[WHAT YOU HAVE TO DO]
Below is a listing. Return the lines from the one that contains "What Plotly code" to the one that contains "import plotly.graph_objects as go", both ends included, verbatim and with no pictures.

Items from a dataset
══════════
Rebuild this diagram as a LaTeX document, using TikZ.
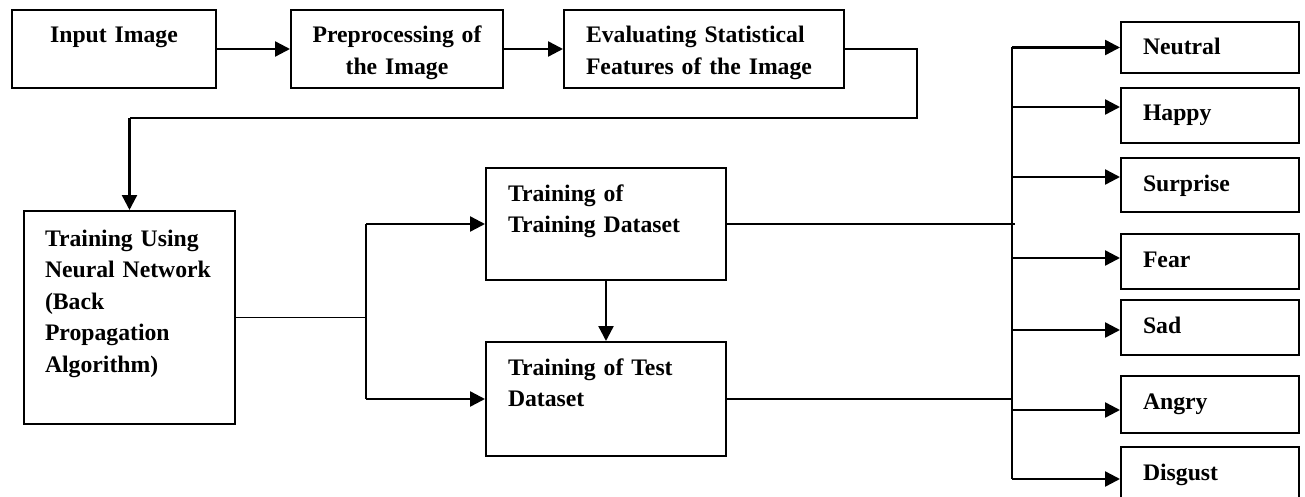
\documentclass[tikz,border=0pt]{standalone}
\usepackage{fontspec}
\setmainfont{Liberation Serif}
\usetikzlibrary{arrows.meta}

\begin{document}
\begin{tikzpicture}[
    x=1pt, y=-1pt,
    >={Triangle[length=15pt,width=15pt]},
    box/.style={draw, line width=2pt, anchor=north west, inner ysep=0pt, inner xsep=22pt,
                align=left, text height=33pt, font=\bfseries\fontsize{23.7}{31.5}\selectfont},
    emobox/.style={box, text width=134pt},
    arr/.style={->, line width=2.4pt},
    conn/.style={line width=1.7pt},
]
\useasboundingbox (0,0) rectangle (1305,497);

% ============ TOP ROW ============
\node[box, align=center, inner xsep=21pt, text width=162pt, text depth=45pt] (input) at (11,9) {Input Image};
\node[box, align=center, inner xsep=10pt, text width=192pt, text depth=45pt] (prep) at (290,9) {Preprocessing of\\the Image};
\node[box, text width=236pt, text depth=45pt] (eval) at (563,9) {Evaluating Statistical\\Features of the Image};

\draw[arr] (input.east) -- (prep.west);
\draw[arr] (prep.east) -- (eval.west);

% ============ NEURAL NETWORK ============
\node[box, inner xsep=21pt, text width=169pt, text height=35pt, text depth=178pt] (nn) at (23,210)
  {Training Using\\Neural Network\\(Back\\Propagation\\Algorithm)};

\coordinate (turn) at (917,118);
\draw[conn] (eval.east) -| (turn) -- (turn -| nn.north);
\draw[arr] (turn -| nn.north) -- (nn.north);

% ============ DATASETS ============
\node[box, text width=196pt, text depth=79pt] (trainds) at (485,167) {Training of\\Training Dataset};
\node[box, text width=196pt, text depth=81pt] (testds) at (485,341) {Training of Test\\Dataset};

\coordinate (split) at (366,0);
\draw[conn] (nn.east) -- (nn.east -| split);
\draw[conn] (split |- trainds.west) -- (split |- testds.west);
\draw[arr] (split |- trainds.west) -- (trainds.west);
\draw[arr] (split |- testds.west) -- (testds.west);
\draw[arr] (trainds.south) -- (testds.north);

% ============ EMOTIONS ============
\node[emobox, text depth=18pt] (neutral) at (1120,21) {Neutral};
\node[emobox, text depth=22pt] (happy) at (1120,87) {Happy};
\node[emobox, text depth=21pt] (surprise) at (1120,157) {Surprise};
\node[emobox, text depth=22pt] (fear) at (1120,233) {Fear};
\node[emobox, text depth=22pt] (sad) at (1120,299) {Sad};
\node[emobox, text depth=24pt] (angry) at (1120,375) {Angry};
\node[emobox, text depth=22pt] (disgust) at (1120,446) {Disgust};

\coordinate (bus) at (1012,0);
\draw[conn] (trainds.east) -- ([xshift=3pt]bus |- trainds.east);
\draw[conn] (testds.east) -- (bus |- testds.east);
\draw[conn] (bus |- neutral.west) -- ([yshift=-4.5pt]bus |- disgust.west);

\draw[arr] (bus |- neutral.west) -- (neutral.west);
\draw[arr] ([yshift=8.5pt]bus |- happy.west) -- ([yshift=8.5pt]happy.west);
\draw[arr] ([yshift=8pt]bus |- surprise.west) -- ([yshift=8pt]surprise.west);
\draw[arr] ([yshift=3.5pt]bus |- fear.west) -- ([yshift=3.5pt]fear.west);
\draw[arr] ([yshift=-2.5pt]bus |- sad.west) -- ([yshift=-2.5pt]sad.west);
\draw[arr] ([yshift=-5.5pt]bus |- angry.west) -- ([yshift=-5.5pt]angry.west);
\draw[arr] ([yshift=-4.5pt]bus |- disgust.west) -- ([yshift=-4.5pt]disgust.west);

\end{tikzpicture}
\end{document}
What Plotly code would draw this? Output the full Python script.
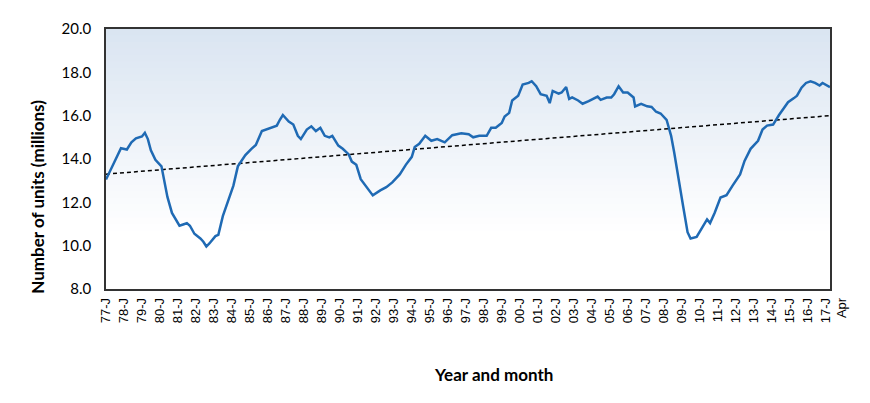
import plotly.graph_objects as go

# monthly sales (millions of units)
months = [
    "1977-01", "1977-07", "1977-11", "1978-03", "1978-06", "1978-09", "1979-01", "1979-03",
    "1979-05", "1979-07", "1979-10", "1980-02", "1980-04", "1980-06", "1980-09", "1981-02",
    "1981-05", "1981-07", "1981-09", "1981-12", "1982-04", "1982-06", "1982-08", "1982-10",
    "1983-02", "1983-04", "1983-07", "1983-10", "1984-02", "1984-05", "1984-10", "1985-02",
    "1985-05", "1985-09", "1985-12", "1986-03", "1986-07", "1986-09", "1986-11", "1987-03",
    "1987-06", "1987-09", "1987-11", "1988-03", "1988-06", "1988-09", "1988-12", "1989-03",
    "1989-06", "1989-08", "1989-12", "1990-03", "1990-07", "1990-09", "1990-12", "1991-03",
    "1991-07", "1991-11", "1992-04", "1992-08", "1992-12", "1993-05", "1993-09", "1994-01",
    "1994-03", "1994-06", "1994-10", "1995-02", "1995-06", "1995-11", "1996-04", "1996-10",
    "1997-03", "1997-06", "1997-10", "1998-03", "1998-06", "1998-09", "1999-01", "1999-03",
    "1999-06", "1999-08", "1999-12", "2000-03", "2000-07", "2000-09", "2000-12", "2001-03",
    "2001-07", "2001-09", "2001-11", "2002-03", "2002-05", "2002-08", "2002-10", "2002-12",
    "2003-04", "2003-07", "2003-11", "2004-02", "2004-05", "2004-07", "2004-11", "2005-02",
    "2005-04", "2005-07", "2005-10", "2006-01", "2006-05", "2006-06", "2006-10", "2007-02",
    "2007-05", "2007-08", "2007-11", "2008-03", "2008-06", "2008-08", "2008-11", "2009-02",
    "2009-05", "2009-07", "2009-11", "2010-02", "2010-06", "2010-08", "2010-11", "2011-03",
    "2011-07", "2011-11", "2012-04", "2012-07", "2012-11", "2013-04", "2013-07", "2013-10",
    "2014-02", "2014-06", "2014-12", "2015-04", "2015-06", "2015-09", "2015-12", "2016-03",
    "2016-06", "2016-09", "2016-11", "2017-04",
]
units = [
    13.05, 13.96, 14.50, 14.44, 14.77, 14.95, 15.04, 15.21,
    14.92, 14.40, 13.96, 13.66, 12.99, 12.25, 11.51, 10.92,
    10.99, 11.04, 10.92, 10.55, 10.33, 10.18, 9.96, 10.10,
    10.44, 10.50, 11.36, 11.96, 12.77, 13.66, 14.18, 14.47,
    14.65, 15.29, 15.36, 15.44, 15.54, 15.81, 16.03, 15.73,
    15.59, 15.07, 14.92, 15.36, 15.51, 15.29, 15.44, 15.07,
    15.00, 15.07, 14.62, 14.47, 14.21, 13.88, 13.73, 13.07,
    12.70, 12.32, 12.55, 12.70, 12.92, 13.29, 13.73, 14.10,
    14.55, 14.70, 15.07, 14.84, 14.92, 14.77, 15.10, 15.19,
    15.14, 15.00, 15.07, 15.07, 15.44, 15.44, 15.66, 15.96,
    16.13, 16.70, 16.92, 17.44, 17.51, 17.59, 17.36, 16.99,
    16.92, 16.58, 17.14, 17.02, 17.07, 17.32, 16.77, 16.84,
    16.70, 16.55, 16.67, 16.77, 16.88, 16.73, 16.84, 16.84,
    16.99, 17.36, 17.07, 17.07, 16.84, 16.43, 16.55, 16.43,
    16.40, 16.18, 16.10, 15.81, 15.07, 14.32, 12.99, 11.81,
    10.62, 10.33, 10.40, 10.77, 11.21, 11.04, 11.51, 12.22,
    12.33, 12.77, 13.29, 13.91, 14.47, 14.84, 15.36, 15.54,
    15.59, 16.03, 16.62, 16.81, 16.92, 17.29, 17.51, 17.59,
    17.51, 17.39, 17.51, 17.32,
]

# linear trend, end points
trend_months = ["1977-01", "2017-04"]
trend_units = [13.3, 16.0]

tick_dates = [f"{y}-01-01" for y in range(1977, 2018)]
tick_text = [f"{str(y)[2:]}-J" for y in range(1977, 2018)]

fig = go.Figure()

fig.add_trace(go.Scatter(
    x=trend_months, y=trend_units, mode="lines",
    line=dict(color="black", width=1.5, dash="4px,3px"),
    hoverinfo="skip",
))
fig.add_trace(go.Scatter(
    x=months, y=units, mode="lines",
    line=dict(color="#1f6ab4", width=2.5),
))

# pale blue to white gradient behind the plot
top = (217, 228, 241)
n = 40
for i in range(n):
    y0 = i / n
    f = max(0.0, (y0 - 0.2) / 0.8)
    c = tuple(round(255 + (t - 255) * f) for t in top)
    fig.add_shape(type="rect", xref="paper", yref="paper",
                  x0=0, x1=1, y0=y0, y1=(i + 1) / n + 0.002,
                  fillcolor=f"rgb{c}", line_width=0, layer="below")

font = "Lato, 'Open Sans', sans-serif"

fig.add_annotation(text="<b>Number of units (millions)</b>", textangle=-90,
                   xref="paper", yref="paper", x=-0.095, y=0.356,
                   xanchor="center", yanchor="middle",
                   showarrow=False, font=dict(size=17, color="black", family=font))
fig.add_annotation(text="<b>Year and month</b>",
                   xref="paper", yref="paper", x=0.535, y=-0.328,
                   xanchor="center", yanchor="middle",
                   showarrow=False, font=dict(size=17, color="black", family=font))
fig.add_annotation(text="Apr", textangle=-90,
                   xref="paper", yref="paper", x=1.015, y=-0.022,
                   xanchor="center", yanchor="top",
                   showarrow=False,
                   font=dict(size=13, color="black", family="'Liberation Sans', Arial"))

# page body adds an 8px offset, so the figure is a bit smaller than the window
fig.update_layout(
    width=862, height=395,
    margin=dict(l=98, r=40, t=11, b=114),
    paper_bgcolor="white",
    plot_bgcolor="rgba(0,0,0,0)",
    showlegend=False,
    font=dict(family=font, color="black"),
)
fig.update_xaxes(
    type="date", range=["1977-01-01", "2017-04-01"],
    tickvals=tick_dates, ticktext=tick_text, tickangle=-90,
    tickfont=dict(size=13, family="'Liberation Sans', Arial"),
    showgrid=False, zeroline=False, ticklabelstandoff=2,
    showline=True, mirror=True, linecolor="#333333", linewidth=1.5,
)
fig.update_yaxes(
    range=[8, 20], dtick=2, tickformat=".1f",
    tickfont=dict(size=15), showgrid=False, zeroline=False,
    showline=True, mirror=True, linecolor="#333333", linewidth=1.5,
    ticks="", ticklabelstandoff=10,
)

fig.write_html("out.html")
══════════
[RESULT OF THE TASK]
What Plotly code would draw this? Output the full Python script.
import plotly.graph_objects as go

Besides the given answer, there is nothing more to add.